Let’s now find out if our custom metric is visible from the OCI console.
Using the hamburger menu navigate to “Observability & Management” and under the Monitoring Service click on Metrics Explorer.
Inside Metrics Explorer choose the correct Compartment, Namespace and metric. Remember that you provided them in the Python script. Verify you can see data in the graph.
The script is now posting Apply Lag data to the monitoring service.
Step 3 – Schedule
Now we need to schedule the execution of our Python script every “x” minutes. For this I’m using a Cron job. Follow the instructions in the MOS note to enable Cron. How To Use Crontab In OCI DBCS? (Doc ID 2639985.1)
My Cron looks as follows:
[opc]$ sudo cat /etc/crontab
SHELL=/bin/bash
PATH=/sbin:/bin:/usr/sbin:/usr/bin
MAILTO=root
# For details see man 4 crontabs
# Example of job definition:
# .---------------- minute (0 - 59)
# | .------------- hour (0 - 23)
# | | .---------- day of month (1 - 31)
# | | | .------- month (1 - 12) OR jan,feb,mar,apr ...
# | | | | .---- day of week (0 - 6) (Sunday=0 or 7) OR sun,mon,tue,wed,thu,fri,sat
# | | | | |
# * * * * * user-name command to be executed
# System should configure AIDE for Periodic Execution
05 4 * * * root /usr/sbin/aide --check
*/5 * * * * oracle /home/oracle/post_lag_value.py >> post_lag.log 2>&1
I schedule this Cron job every 5 minutes.
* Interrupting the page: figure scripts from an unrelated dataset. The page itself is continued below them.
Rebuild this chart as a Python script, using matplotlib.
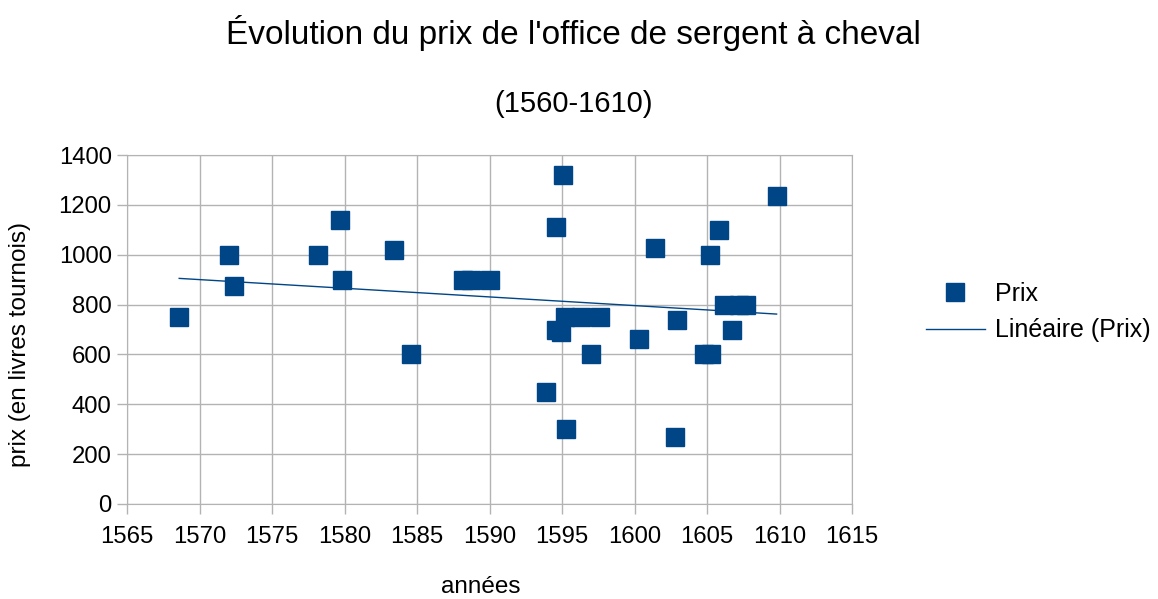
import matplotlib
matplotlib.use("Agg")
import matplotlib.pyplot as plt
import numpy as np

plt.rcParams['font.family'] = ['Liberation Sans', 'DejaVu Sans']

# data
annees = [1568.6, 1572.0, 1572.4, 1578.2, 1579.7, 1579.8, 1583.4, 1584.6,
          1588.2, 1588.7, 1590.0, 1593.9, 1594.6, 1594.6, 1594.9, 1595.1,
          1595.2, 1595.3, 1596.3, 1597.0, 1597.6, 1600.3, 1601.4, 1602.8,
          1602.9, 1604.8, 1605.2, 1605.3, 1605.8, 1606.2, 1606.7, 1607.2,
          1607.7, 1609.8]
prix = [750, 1000, 875, 1000, 1140, 900, 1020, 600,
        900, 900, 900, 450, 1110, 700, 690, 1320,
        750, 300, 750, 600, 750, 660, 1025, 270,
        740, 600, 1000, 600, 1100, 800, 700, 800,
        800, 1235]

x_ticks = list(range(1565, 1620, 5))
y_ticks = list(range(0, 1600, 200))

bleu = '#004586'
gris = '#b3b3b3'

fig = plt.figure(figsize=(11.58, 5.99), dpi=100)
ax = fig.add_axes([127/1158, 1-504/599, 725/1158, 349/599])

ax.plot(annees, prix, linestyle='none', marker='s', markersize=13.5,
        color=bleu, label='Prix', zorder=3)

# linear trend
a, b = np.polyfit(annees, prix, 1)
xt = np.array([min(annees), max(annees)])
ax.plot(xt, a*xt + b, color=bleu, linewidth=1, label='Linéaire (Prix)', zorder=2)

ax.set_xlim(1565, 1615)
ax.set_ylim(0, 1400)
ax.set_xticks(x_ticks)
ax.set_yticks(y_ticks)
ax.grid(True, color=gris, linewidth=1)
ax.set_axisbelow(True)
for s in ax.spines.values():
    s.set_color(gris)
ax.tick_params(colors=gris, labelcolor='black', labelsize=17.2, length=7, width=1, pad=4)
ax.tick_params(axis='x', pad=9)

ax.set_xlabel('années', fontsize=17.5)
ax.set_ylabel('prix (en livres tournois)', fontsize=17.5)
ax.xaxis.set_label_coords(0.488, -0.238)
ax.yaxis.set_label_coords(-0.148, 0.456)
ax.xaxis.label.set_va('center')
ax.yaxis.label.set_va('center')

fig.text(0.495, 1-33/599, "Évolution du prix de l'office de sergent à cheval",
         ha='center', va='center', fontsize=24)
fig.text(0.495, 1-104/599, "(1560-1610)", ha='center', va='center', fontsize=21)

fig.legend(loc='center left', bbox_to_anchor=(0.780, 1-312/599), frameon=False,
           fontsize=18, handlelength=2.36, handletextpad=0.4, labelspacing=0.5)

fig.savefig('out.png', dpi=100)
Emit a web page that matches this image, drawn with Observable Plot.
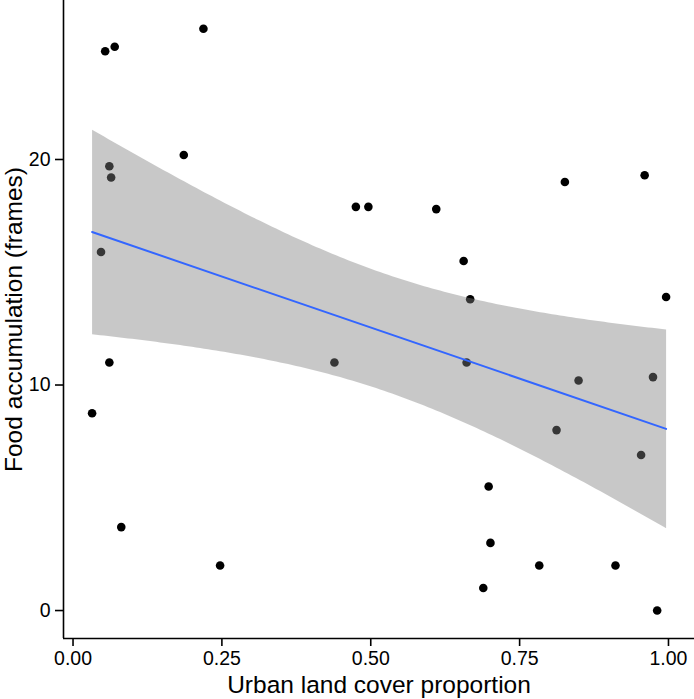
<!DOCTYPE html>
<html>
<head>
<meta charset="utf-8">
<script src="https://cdn.jsdelivr.net/npm/d3@7"></script>
<script src="https://cdn.jsdelivr.net/npm/@observablehq/plot@0.6"></script>
<style>
  html, body { margin: 0; padding: 0; background: #fff; }
  #chart svg { display: block; }
</style>
</head>
<body>
<div id="chart"></div>
<script>
// Urban land cover proportion (x) and food accumulation in frames (y)
const urbanCover = [
  0.054, 0.070, 0.219, 0.186, 0.061, 0.064, 0.047, 0.061, 0.032, 0.081, 0.247,
  0.439, 0.475, 0.496, 0.610, 0.656, 0.667, 0.996, 0.826, 0.960,
  0.661, 0.849, 0.974, 0.812, 0.954, 0.698, 0.701, 0.783, 0.911, 0.689, 0.981
];
const foodFrames = [
  24.8, 25.0, 25.8, 20.2, 19.7, 19.2, 15.9, 11.0, 8.75, 3.7, 2.0,
  11.0, 17.9, 17.9, 17.8, 15.5, 13.8, 13.9, 19.0, 19.3,
  11.0, 10.2, 10.35, 8.0, 6.9, 5.5, 3.0, 2.0, 2.0, 1.0, 0.0
];
const xTicks = [0, 0.25, 0.5, 0.75, 1.0];
const yTicks = [0, 10, 20];
const xTitle = "Urban land cover proportion";
const yTitle = "Food accumulation (frames)";

const data = urbanCover.map((x, i) => ({x, y: foodFrames[i]}));
const xDomain = [-0.016, 1.0437];
const yDomain = [-1.24, 27.05];
const font = "'Liberation Sans', Arial, Helvetica, sans-serif";

const chart = Plot.plot({
  width: 694,
  height: 699,
  marginLeft: 63,
  marginRight: 0,
  marginTop: 0,
  marginBottom: 61,
  style: {fontFamily: font, background: "#fff", color: "#000"},
  x: {domain: xDomain},
  y: {domain: yDomain},
  marks: [
    Plot.dot(data, {x: "x", y: "y", r: 4.3, fill: "#000", stroke: "none"}),
    Plot.linearRegressionY(data, {
      x: "x", y: "y",
      stroke: "#3366FF", strokeWidth: 2,
      fill: "#808080", fillOpacity: 0.43
    }),
    Plot.ruleX([xDomain[0]], {stroke: "#000", strokeWidth: 1.6}),
    Plot.ruleY([yDomain[0]], {stroke: "#000", strokeWidth: 1.6}),
    Plot.axisX({
      ticks: xTicks, tickFormat: d3.format(".2f"), tickSize: 8, tickPadding: 5,
      fontSize: 19.5, label: null, stroke: "#000", strokeWidth: 1.6, fill: "#000"
    }),
    Plot.axisY({
      ticks: yTicks, tickSize: 8, tickPadding: 5,
      fontSize: 19.5, label: null, stroke: "#000", strokeWidth: 1.6, fill: "#000"
    }),
    Plot.text([xTitle], {
      frameAnchor: "bottom", textAnchor: "middle", lineAnchor: "middle",
      dy: 47, fontSize: 24.5, fill: "#000"
    }),
    Plot.text([yTitle], {
      frameAnchor: "left", textAnchor: "middle", lineAnchor: "middle",
      rotate: -90, dx: -49.5, fontSize: 24.5, fill: "#000"
    })
  ]
});
document.getElementById("chart").appendChild(chart);
</script>
</body>
</html>
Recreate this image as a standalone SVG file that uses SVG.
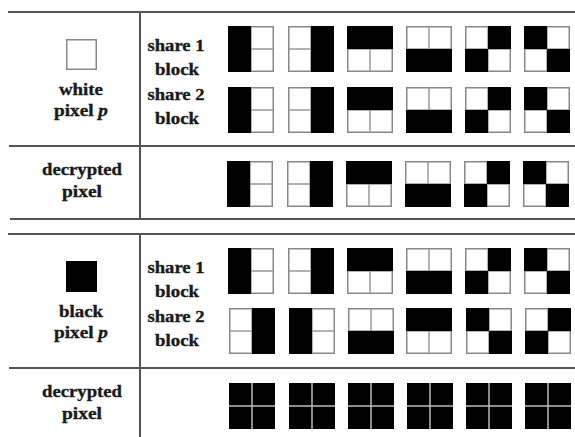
<svg xmlns="http://www.w3.org/2000/svg" xmlns:xlink="http://www.w3.org/1999/xlink" width="575" height="437" viewBox="0 0 575 437">
<style>
.t{font-family:"Liberation Serif","Times New Roman",serif;font-weight:bold;font-size:17px;fill:#1a1a1a;stroke:#1a1a1a;stroke-width:0.35;text-anchor:middle}
.rule{stroke:#555;stroke-width:2;fill:none}
.frame{fill:#fff;stroke:#888;stroke-width:1.5}
.grid{stroke:#999;stroke-width:1.5}
.lgrid{stroke:#bbb;stroke-width:1.5}
.k{fill:#000}
</style>
<defs>
<g id="base"><rect class="frame" x="0.75" y="0.75" width="44.5" height="44.5"/><line class="grid" x1="23" y1="0.75" x2="23" y2="45.25"/><line class="grid" x1="0.75" y1="23" x2="45.25" y2="23"/></g>
<g id="pL"><use href="#base"/><rect class="k" x="0" y="0" width="23" height="46"/></g>
<g id="pR"><use href="#base"/><rect class="k" x="23" y="0" width="23" height="46"/></g>
<g id="pT"><use href="#base"/><rect class="k" x="0" y="0" width="46" height="23"/></g>
<g id="pB"><use href="#base"/><rect class="k" x="0" y="23" width="46" height="23"/></g>
<g id="pA"><use href="#base"/><rect class="k" x="23" y="0" width="23" height="23"/><rect class="k" x="0" y="23" width="23" height="23"/></g>
<g id="pD"><use href="#base"/><rect class="k" x="0" y="0" width="23" height="23"/><rect class="k" x="23" y="23" width="23" height="23"/></g>
<g id="pF"><rect class="k" x="0" y="0" width="46" height="46"/><line class="lgrid" x1="23" y1="0" x2="23" y2="46"/><line class="lgrid" x1="0" y1="23" x2="46" y2="23"/></g>
</defs>

<g id="connectors">
<line class="rule" x1="8" y1="12" x2="575" y2="12"/>
<line class="rule" x1="9" y1="146" x2="575" y2="146"/>
<line class="rule" x1="10" y1="219" x2="575" y2="219"/>
<line class="rule" x1="140" y1="12" x2="140" y2="219"/>
<line class="rule" x1="8" y1="234" x2="575" y2="234"/>
<line class="rule" x1="9" y1="368" x2="575" y2="368"/>
<line class="rule" x1="140" y1="234" x2="140" y2="437"/>
</g>

<g id="white-pixel">
<rect x="66.75" y="39.75" width="29.5" height="29.5" fill="#fff" stroke="#888" stroke-width="1.5"/>
<text class="t" x="81" y="95" textLength="44" lengthAdjust="spacingAndGlyphs">white</text>
<text class="t" x="81" y="116" textLength="54" lengthAdjust="spacingAndGlyphs">pixel <tspan font-style="italic">p</tspan></text>
</g>
<g id="white-labels">
<text class="t" x="176" y="51" textLength="57" lengthAdjust="spacingAndGlyphs">share 1</text>
<text class="t" x="177" y="75" textLength="44" lengthAdjust="spacingAndGlyphs">block</text>
<text class="t" x="176" y="100" textLength="57" lengthAdjust="spacingAndGlyphs">share 2</text>
<text class="t" x="177" y="124" textLength="44" lengthAdjust="spacingAndGlyphs">block</text>
<text class="t" x="82" y="175" textLength="80" lengthAdjust="spacingAndGlyphs">decrypted</text>
<text class="t" x="82" y="197" textLength="40" lengthAdjust="spacingAndGlyphs">pixel</text>
</g>
<g id="white-share1">
<use href="#pL" x="228" y="26"/><use href="#pR" x="288" y="26"/><use href="#pT" x="347" y="26"/><use href="#pB" x="406" y="26"/><use href="#pA" x="465" y="26"/><use href="#pD" x="524" y="26"/>
</g>
<g id="white-share2">
<use href="#pL" x="228" y="87"/><use href="#pR" x="288" y="87"/><use href="#pT" x="347" y="87"/><use href="#pB" x="406" y="87"/><use href="#pA" x="465" y="87"/><use href="#pD" x="524" y="87"/>
</g>
<g id="white-decrypted">
<use href="#pL" x="227" y="161"/><use href="#pR" x="287" y="161"/><use href="#pT" x="346" y="161"/><use href="#pB" x="405" y="161"/><use href="#pA" x="464" y="161"/><use href="#pD" x="523" y="161"/>
</g>

<g id="black-pixel">
<rect x="66" y="261" width="31" height="31" fill="#000"/>
<text class="t" x="81" y="317" textLength="44" lengthAdjust="spacingAndGlyphs">black</text>
<text class="t" x="81" y="338" textLength="54" lengthAdjust="spacingAndGlyphs">pixel <tspan font-style="italic">p</tspan></text>
</g>
<g id="black-labels">
<text class="t" x="176" y="273" textLength="57" lengthAdjust="spacingAndGlyphs">share 1</text>
<text class="t" x="177" y="297" textLength="44" lengthAdjust="spacingAndGlyphs">block</text>
<text class="t" x="176" y="322" textLength="57" lengthAdjust="spacingAndGlyphs">share 2</text>
<text class="t" x="177" y="346" textLength="44" lengthAdjust="spacingAndGlyphs">block</text>
<text class="t" x="82" y="397" textLength="80" lengthAdjust="spacingAndGlyphs">decrypted</text>
<text class="t" x="82" y="419" textLength="40" lengthAdjust="spacingAndGlyphs">pixel</text>
</g>
<g id="black-share1">
<use href="#pL" x="228" y="248"/><use href="#pR" x="288" y="248"/><use href="#pT" x="347" y="248"/><use href="#pB" x="406" y="248"/><use href="#pA" x="465" y="248"/><use href="#pD" x="524" y="248"/>
</g>
<g id="black-share2">
<use href="#pR" x="229" y="308"/><use href="#pL" x="289" y="308"/><use href="#pB" x="348" y="308"/><use href="#pT" x="406" y="308"/><use href="#pD" x="466" y="308"/><use href="#pA" x="525" y="308"/>
</g>
<g id="black-decrypted">
<use href="#pF" x="229" y="383"/><use href="#pF" x="289" y="383"/><use href="#pF" x="348" y="383"/><use href="#pF" x="407" y="383"/><use href="#pF" x="466" y="383"/><use href="#pF" x="525" y="383"/>
</g>
</svg>
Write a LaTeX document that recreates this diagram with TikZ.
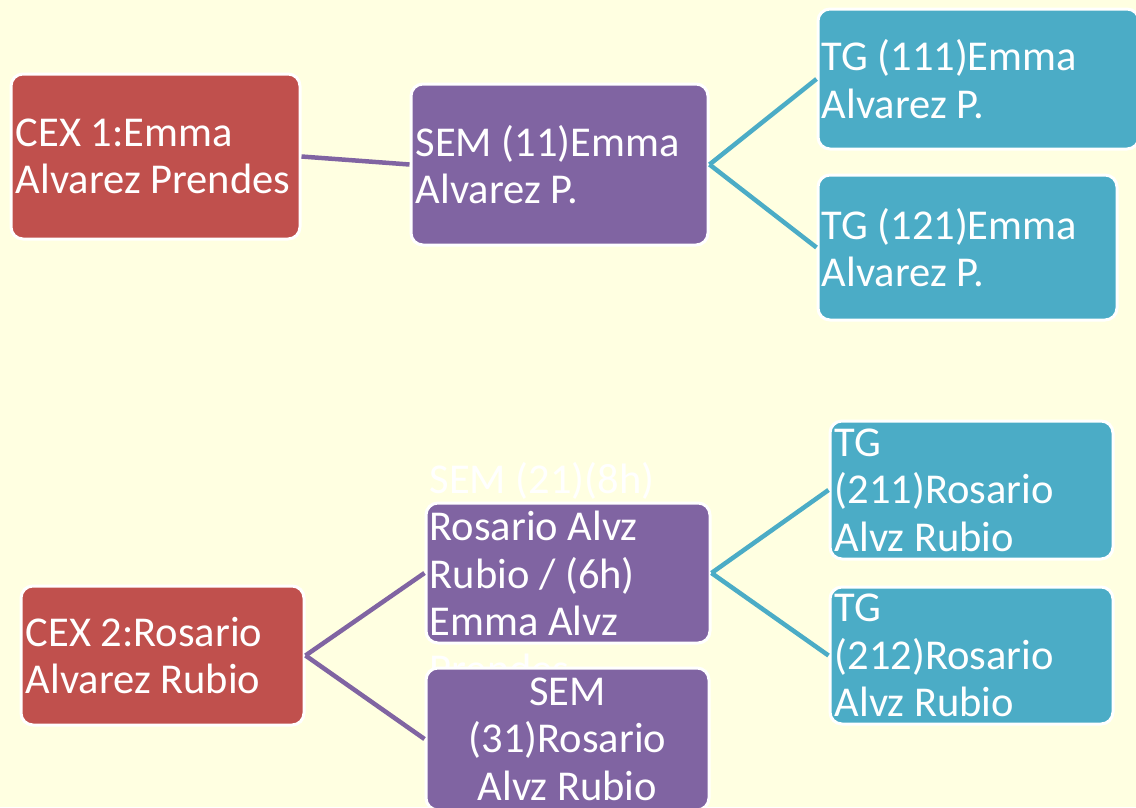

You may adjust it to your desired frequency.
Step 4 – Create an Alarm
Go to the Monitoring service and create an Alarm using the Alarm Definitions option.
After this, we will have a notification when the Apply Lag is more than 60 minutes in our Standby DB.
This concludes this small exercise of monitoring the Apply Lag for a Standby Oracle Database using the OCI Monitoring service.